Q: Key achievements in technology transfer and industrial valorization?

  • World-class infrastructure (GEP, GSBP, GH2A): shared access to heavy equipment for industry, startups, and collaborative projects.
  • EU–Africa programs (LEAP-RE, SE): building a pipeline of fundable innovations bridging research and industrial solutions.
  • Hydrogen/Power-to-X: public roadmap since 2021, dedicated research platforms, skill networks, high-impact studies, regional and international cooperation, and H₂ project calls.

Q: How can Morocco become an exporter of technologies and know-how in a competitive international context?

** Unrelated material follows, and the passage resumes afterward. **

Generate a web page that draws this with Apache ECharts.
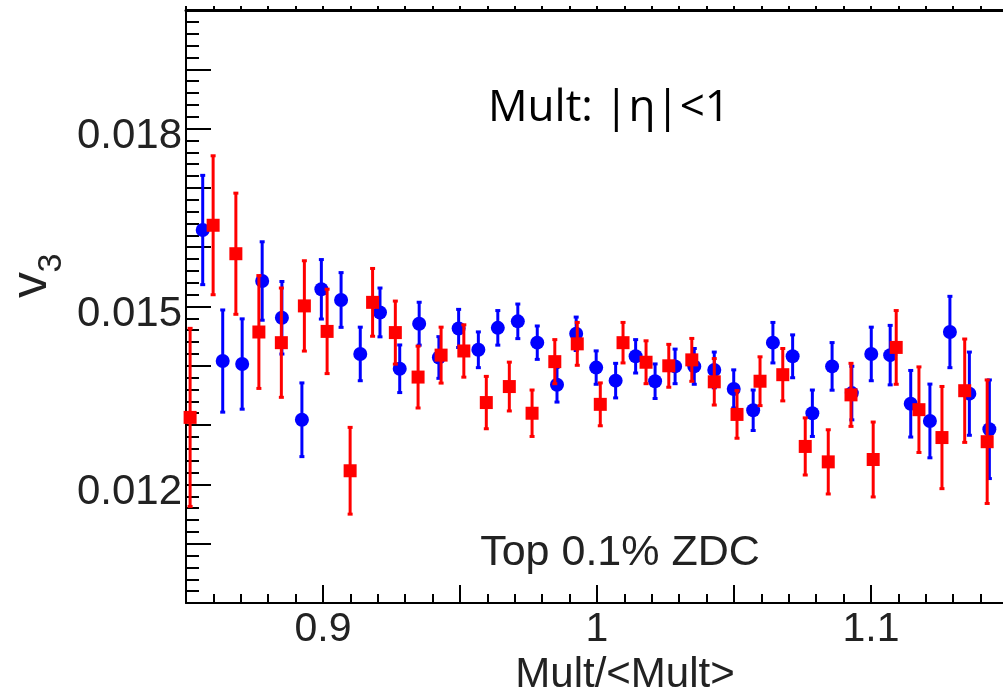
<!DOCTYPE html>
<html>
<head>
<meta charset="utf-8">
<script src="https://cdn.jsdelivr.net/npm/echarts@6/dist/echarts.min.js"></script>
<style>
html,body{margin:0;padding:0;background:#fff;}
#chart{width:1003px;height:687px;}
</style>
</head>
<body>
<div id="chart"></div>
<script>
// ---- data ----
const blueX = [0.8561,0.8634,0.8705,0.8778,0.8850,0.8923,0.8994,0.9066,0.9136,0.9208,0.9280,0.9351,0.9423,0.9495,0.9567,0.9638,0.9711,0.9782,0.9854,0.9924,0.9997,1.0068,1.0141,1.0212,1.0285,1.0355,1.0428,1.0499,1.0570,1.0642,1.0714,1.0786,1.0858,1.0930,1.1001,1.1070,1.1145,1.1215,1.1288,1.1359,1.1432];
const blueY = [0.01629,0.01408,0.01403,0.01543,0.01481,0.01309,0.01529,0.01511,0.01420,0.01490,0.01395,0.01471,0.01414,0.01463,0.01427,0.01464,0.01475,0.01439,0.01368,0.01454,0.01397,0.01375,0.01416,0.01374,0.01399,0.01399,0.01393,0.01361,0.01325,0.01439,0.01416,0.01320,0.01399,0.01354,0.01420,0.01418,0.01336,0.01307,0.01457,0.01353,0.01293];
const blueErr = [0.00093,0.00087,0.00077,0.00067,0.00062,0.00063,0.00051,0.00047,0.00046,0.00042,0.00041,0.00037,0.00036,0.00033,0.00031,0.00030,0.00030,0.00029,0.00030,0.00029,0.00029,0.00030,0.00029,0.00030,0.00030,0.00031,0.00031,0.00033,0.00035,0.00035,0.00037,0.00040,0.00041,0.00046,0.00046,0.00051,0.00057,0.00063,0.00061,0.00071,0.00084];

const redX = [0.8515,0.8599,0.8682,0.8766,0.8848,0.8932,0.9015,0.9099,0.9181,0.9264,0.9347,0.9431,0.9514,0.9596,0.9680,0.9763,0.9846,0.9928,1.0012,1.0095,1.0179,1.0262,1.0346,1.0428,1.0511,1.0595,1.0678,1.0760,1.0844,1.0927,1.1008,1.1092,1.1175,1.1259,1.1342,1.1424];
const redY = [0.01313,0.01637,0.01589,0.01457,0.01439,0.01501,0.01458,0.01223,0.01507,0.01456,0.01381,0.01418,0.01425,0.01338,0.01365,0.01320,0.01407,0.01437,0.01335,0.01439,0.01406,0.01400,0.01410,0.01373,0.01318,0.01374,0.01385,0.01264,0.01238,0.01351,0.01242,0.01431,0.01326,0.01279,0.01358,0.01272];
const redErr = [0.00151,0.00118,0.00103,0.00096,0.00093,0.00077,0.00072,0.00074,0.00058,0.00054,0.00053,0.00048,0.00045,0.00045,0.00042,0.00040,0.00038,0.00037,0.00037,0.00035,0.00037,0.00037,0.00037,0.00040,0.00041,0.00042,0.00045,0.00049,0.00055,0.00054,0.00064,0.00063,0.00073,0.00087,0.00088,0.00105];

const xLabelValues = [0.9, 1, 1.1];
const yLabelValues = [0.012, 0.015, 0.018];
const xTitle = 'Mult/<Mult>';
const yTitleMain = 'v';
const yTitleSub = '3';
const textTop = 'Mult: |\u03b7|<1';
const textBottom = 'Top 0.1% ZDC';

// ---- chart ----
const BLUE = '#0000ff', RED = '#ff0000';
const AXIS_FONT = '"Liberation Sans", Arial, Helvetica, sans-serif';

function errRender(color) {
  return function (params, api) {
    const x = api.value(0), y = api.value(1), e = api.value(2);
    const t = api.coord([x, y + e]);
    const b = api.coord([x, y - e]);
    return {
      type: 'group',
      children: [
        { type: 'rect', shape: { x: t[0] - 1.5, y: t[1], width: 3, height: b[1] - t[1] }, style: { fill: color } },
        { type: 'rect', shape: { x: t[0] - 2.5, y: t[1] - 1, width: 5, height: 3 }, style: { fill: color } },
        { type: 'rect', shape: { x: b[0] - 2.5, y: b[1] - 2, width: 5, height: 3 }, style: { fill: color } }
      ]
    };
  };
}

const near = (v, arr) => arr.find(a => Math.abs(a - v) < 1e-9);

const chart = echarts.init(document.getElementById('chart'), null, { renderer: 'canvas' });
chart.setOption({
  animation: false,
  backgroundColor: '#ffffff',
  grid: { left: 186, top: 10, right: -5, bottom: 84, containLabel: false, outerBoundsMode: 'none' },
  xAxis: [{
    type: 'value', position: 'bottom', min: 0.85, max: 1.15, interval: 0.05,
    axisLine: { show: true, onZero: false, lineStyle: { color: '#000', width: 2 } },
    axisTick: { show: true, inside: true, length: 18, lineStyle: { color: '#000', width: 2 } },
    minorTick: { show: true, splitNumber: 5, length: 9, lineStyle: { color: '#000', width: 2 } },
    splitLine: { show: false },
    axisLabel: {
      show: true, margin: 6, fontSize: 41, color: '#222', fontFamily: AXIS_FONT,
      formatter: v => { const m = near(v, xLabelValues); return m === undefined ? '' : String(m); }
    },
    name: xTitle, nameLocation: 'middle', nameGap: 44,
    nameTextStyle: { fontSize: 42, color: '#222', fontFamily: AXIS_FONT, padding: [0, 0, 0, 56] }
  }, {
    type: 'value', position: 'top', min: 0.85, max: 1.15, interval: 0.05,
    axisLine: { show: true, onZero: false, lineStyle: { color: '#000', width: 3 } },
    axisTick: { show: true, inside: false, length: 4, lineStyle: { color: '#000', width: 2 } },
    minorTick: { show: true, splitNumber: 5, length: 4, lineStyle: { color: '#000', width: 2 } },
    splitLine: { show: false },
    axisLabel: { show: false }
  }],
  yAxis: [{
    type: 'value', min: 0.010, max: 0.020, interval: 0.001,
    axisLine: { show: true, onZero: false, lineStyle: { color: '#000', width: 2 } },
    axisTick: { show: true, inside: true, length: 25, lineStyle: { color: '#000', width: 2 } },
    minorTick: { show: true, splitNumber: 5, length: 13, lineStyle: { color: '#000', width: 2 } },
    splitLine: { show: false },
    axisLabel: {
      show: true, margin: 4, fontSize: 42, color: '#222', fontFamily: AXIS_FONT,
      verticalAlign: 'top', lineHeight: 16,
      formatter: v => { const m = near(v, yLabelValues); return m === undefined ? '' : m.toFixed(3); }
    }
  }],
  graphic: [
    { type: 'text', x: 32, y: 285, rotation: Math.PI / 2,
      style: { text: yTitleMain, fontSize: 52, fontFamily: AXIS_FONT, fill: '#222', align: 'center', verticalAlign: 'middle' } },
    { type: 'text', x: 52, y: 263, rotation: Math.PI / 2,
      style: { text: yTitleSub, fontSize: 34, fontFamily: AXIS_FONT, fill: '#222', align: 'center', verticalAlign: 'middle' } },
    { type: 'text', x: 609, y: 108,
      style: { text: textTop, fontSize: 44, fontFamily: '"Open Sans", "Noto Sans", sans-serif', fill: '#000', align: 'center', verticalAlign: 'middle' } },
    { type: 'text', x: 620, y: 553,
      style: { text: textBottom, fontSize: 43, fontFamily: AXIS_FONT, fill: '#222', align: 'center', verticalAlign: 'middle' } }
  ],
  series: [
    { type: 'custom', name: 'blue-err', renderItem: errRender(BLUE), encode: { x: 0, y: 1 },
      data: blueX.map((x, i) => [x, blueY[i], blueErr[i]]), z: 2 },
    { type: 'scatter', name: 'blue', symbol: 'circle', symbolSize: 14, itemStyle: { color: BLUE, opacity: 1 },
      data: blueX.map((x, i) => [x, blueY[i]]), z: 3 },
    { type: 'custom', name: 'red-err', renderItem: errRender(RED), encode: { x: 0, y: 1 },
      data: redX.map((x, i) => [x, redY[i], redErr[i]]), z: 4 },
    { type: 'scatter', name: 'red', symbol: 'rect', symbolSize: 13, itemStyle: { color: RED, opacity: 1 },
      data: redX.map((x, i) => [x, redY[i]]), z: 5 }
  ]
});
</script>
</body>
</html>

  1. Innovation financing: increase R&D & innovation investment from public and private partners to launch first factories, create startups, certify solutions, and train talent—fueling exportable products and investor confidence.
  2. Local R&D subcontracting: industrialize critical technological components (electrolyzers, storage packs and BMS, converters, advanced O&M).
  3. Multiply demonstrators: using innovative financing mechanisms (H₂, e-fuels, grid flexibility) to de-risk private investment and create exportable references.
  4. Strategic alliances: with academic centers and international financing agencies to upgrade technology and open markets.
  5. Local standards & certification: shorten time-to-market for Moroccan companies.
  6. Human capital: continuous training aligning industrial skills with international standards.

Our compass is impact: every dirham invested in R&D&I must create value, skills, and capabilities to boost Morocco’s industrial competitiveness. The transition is not a slogan—it is a real economy built step by step, serving energy sovereignty and exporting Moroccan know-how.